At its core, TA is a means of using our brain’s amazing ability to recognize patterns, but with that comes a price.
There are two concepts that come from the school of Gestalt psychology that I believe are applicable to trading. They are reification and multi-stability.
Reification is the brain’s ability to add into a perceived pattern something that is not explicitly there. Figure 1.2 shows us a number of examples where the black shapes imply an object that is not drawn. Our brain is extremely good at filling in such spatial information.
The implied shapes in Figure 1.2 are not there; they are constructs of our minds. The cones and their spacing imply a sphere but the cones themselves are the only things there. Our brains are extremely good at perceiving shapes and patterns, distinguishing the coloration of a bird’s feathers or a deer’s coat from the background of the trees and leaves of a forest.
Figure 1.2 Reification (Demonstration in Perception A: Standard Kanizsa Triangle. B: Peter Tse’s Volumetric Worm. C: Idesawa’s Spiky Sphere. D: Peter Tse’s Sea Monster.)

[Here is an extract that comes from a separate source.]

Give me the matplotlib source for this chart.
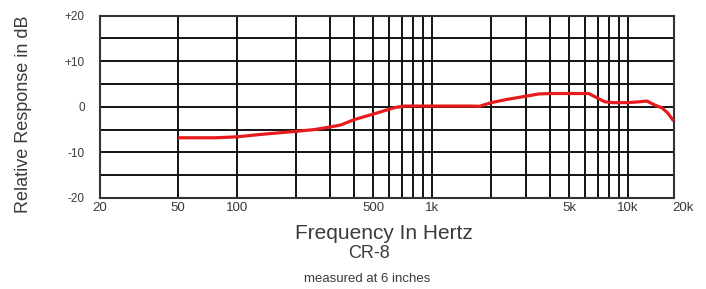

Source: Lehar, S. (2003). The World in Your Head, Lawrence Erlbaum, Mahwah, NJ. p. 52, Fig. 3.3 (public domain)
Traditional TA is built on this ability to find patterns and shapes within a price and time chart. Our minds want to distill the chaos of the chart down and organize it into something it can understand.
The problem is that the patterns themselves are indicative of nothing. They are just patterns that we have come to recognize and don’t necessarily have any significance. In trying to assert that they mean something, we create for ourselves a kind of spatial confirmation bias.
Our brains are trained to look for outliers. It has been shown that a person takes no notice of his habitual surroundings until he perceives a change in it. For example, if you were working at your desk, got up to grab a cup of coffee, and came back to find your mouse was on the left of your keyboard as opposed to the right that would raise an alarm. Immediately, you would begin to try and figure out how or why that happened and it would bother you. I know if I came back to that, I would be suspicious that someone had rummaged through my desk or played a practical joke on me. It would unnerve me for a long time to come, and that space would never feel as comfortable or secure as it did.
This is why a person will get angry when someone cleans up their room without their consent, straightening up their mess. Their mess was cataloged.
Think about how many variations you’ve seen on the joke about the man who can’t find any of his tools after the wife has cleaned up his garage. This is the brain not wanting to relearn and remap that space. Moreover, it will take a long time to adjust to that disruption of routine. The brain is lazy and only wants to incorporate new information into the matrix of existing information, as opposed to constantly starting over again.
It makes sense that we would operate that way. Otherwise we would have no ability to discern the important from the trivial, the danger from the routine.